◆ SUPPLIED MATERIAL:
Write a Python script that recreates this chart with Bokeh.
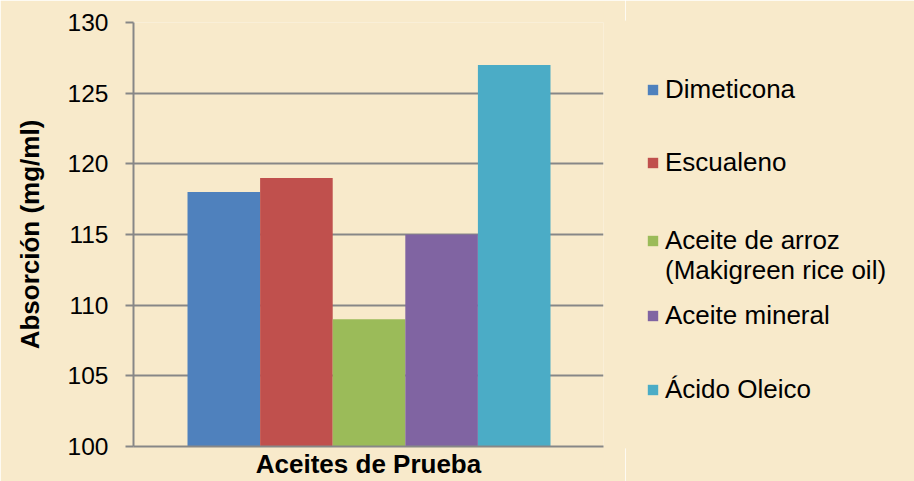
...
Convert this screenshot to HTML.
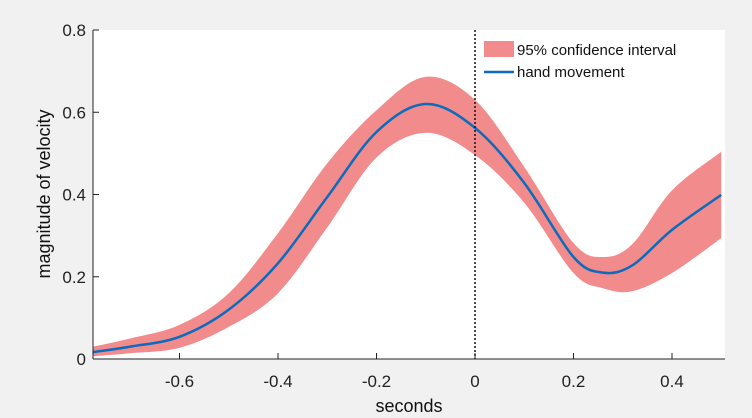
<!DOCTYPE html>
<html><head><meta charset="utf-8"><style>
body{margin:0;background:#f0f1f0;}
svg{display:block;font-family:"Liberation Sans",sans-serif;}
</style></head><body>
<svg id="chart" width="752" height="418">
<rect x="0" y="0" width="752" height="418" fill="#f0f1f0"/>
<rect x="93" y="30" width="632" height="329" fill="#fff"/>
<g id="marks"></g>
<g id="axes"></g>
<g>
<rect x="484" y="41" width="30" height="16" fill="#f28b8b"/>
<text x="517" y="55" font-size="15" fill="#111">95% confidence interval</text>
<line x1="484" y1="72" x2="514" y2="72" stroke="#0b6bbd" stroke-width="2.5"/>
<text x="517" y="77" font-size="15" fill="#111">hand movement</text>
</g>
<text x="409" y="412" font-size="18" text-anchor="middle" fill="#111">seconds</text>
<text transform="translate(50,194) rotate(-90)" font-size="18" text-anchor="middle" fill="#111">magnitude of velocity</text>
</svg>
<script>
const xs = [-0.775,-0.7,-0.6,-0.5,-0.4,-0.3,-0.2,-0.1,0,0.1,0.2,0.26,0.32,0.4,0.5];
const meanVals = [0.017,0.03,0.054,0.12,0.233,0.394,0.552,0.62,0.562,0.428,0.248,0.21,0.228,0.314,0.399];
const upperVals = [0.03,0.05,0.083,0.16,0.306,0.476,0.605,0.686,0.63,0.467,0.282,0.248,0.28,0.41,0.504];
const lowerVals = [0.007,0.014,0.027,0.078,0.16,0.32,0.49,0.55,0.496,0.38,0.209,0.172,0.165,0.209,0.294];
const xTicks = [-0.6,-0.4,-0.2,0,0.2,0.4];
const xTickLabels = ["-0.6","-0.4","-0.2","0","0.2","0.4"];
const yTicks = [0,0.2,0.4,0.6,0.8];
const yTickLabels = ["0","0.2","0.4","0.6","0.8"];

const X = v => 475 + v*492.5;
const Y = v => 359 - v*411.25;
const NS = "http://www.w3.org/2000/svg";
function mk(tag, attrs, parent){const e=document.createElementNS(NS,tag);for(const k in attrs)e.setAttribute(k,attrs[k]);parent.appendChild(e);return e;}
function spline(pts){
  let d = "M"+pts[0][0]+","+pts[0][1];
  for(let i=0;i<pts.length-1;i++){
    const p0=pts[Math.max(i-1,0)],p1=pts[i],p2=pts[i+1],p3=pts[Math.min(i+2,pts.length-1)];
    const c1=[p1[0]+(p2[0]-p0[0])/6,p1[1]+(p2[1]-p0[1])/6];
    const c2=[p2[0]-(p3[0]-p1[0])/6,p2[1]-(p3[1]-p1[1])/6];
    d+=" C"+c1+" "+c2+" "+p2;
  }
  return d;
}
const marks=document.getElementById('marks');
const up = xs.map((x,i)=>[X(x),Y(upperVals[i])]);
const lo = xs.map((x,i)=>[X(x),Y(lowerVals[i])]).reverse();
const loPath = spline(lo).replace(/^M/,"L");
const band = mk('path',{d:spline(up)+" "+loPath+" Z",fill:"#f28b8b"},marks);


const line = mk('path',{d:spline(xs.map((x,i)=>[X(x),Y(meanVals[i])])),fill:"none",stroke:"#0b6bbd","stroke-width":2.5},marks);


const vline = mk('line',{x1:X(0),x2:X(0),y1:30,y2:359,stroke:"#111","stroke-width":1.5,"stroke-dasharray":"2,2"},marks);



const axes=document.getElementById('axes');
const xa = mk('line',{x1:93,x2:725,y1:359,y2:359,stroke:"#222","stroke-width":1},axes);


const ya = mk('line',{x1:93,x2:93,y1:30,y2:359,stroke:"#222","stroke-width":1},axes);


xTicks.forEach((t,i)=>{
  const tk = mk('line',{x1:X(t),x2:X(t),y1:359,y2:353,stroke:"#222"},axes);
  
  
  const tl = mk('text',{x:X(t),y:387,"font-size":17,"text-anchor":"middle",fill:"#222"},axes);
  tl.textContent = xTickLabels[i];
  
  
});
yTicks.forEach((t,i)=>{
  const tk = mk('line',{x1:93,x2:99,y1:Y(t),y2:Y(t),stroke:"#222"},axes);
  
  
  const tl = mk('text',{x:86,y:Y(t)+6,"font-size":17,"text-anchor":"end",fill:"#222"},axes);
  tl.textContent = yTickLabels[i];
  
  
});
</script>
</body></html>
* * *
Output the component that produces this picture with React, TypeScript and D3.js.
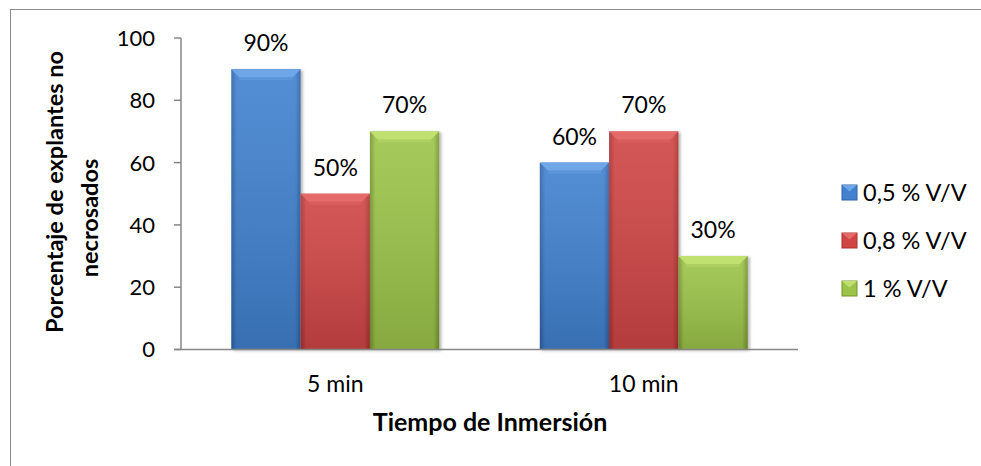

◆ WORK INSTRUCTIONS:
Count how many lines contain "this" and give only that count.

◆ EXERCISE RESULT:
3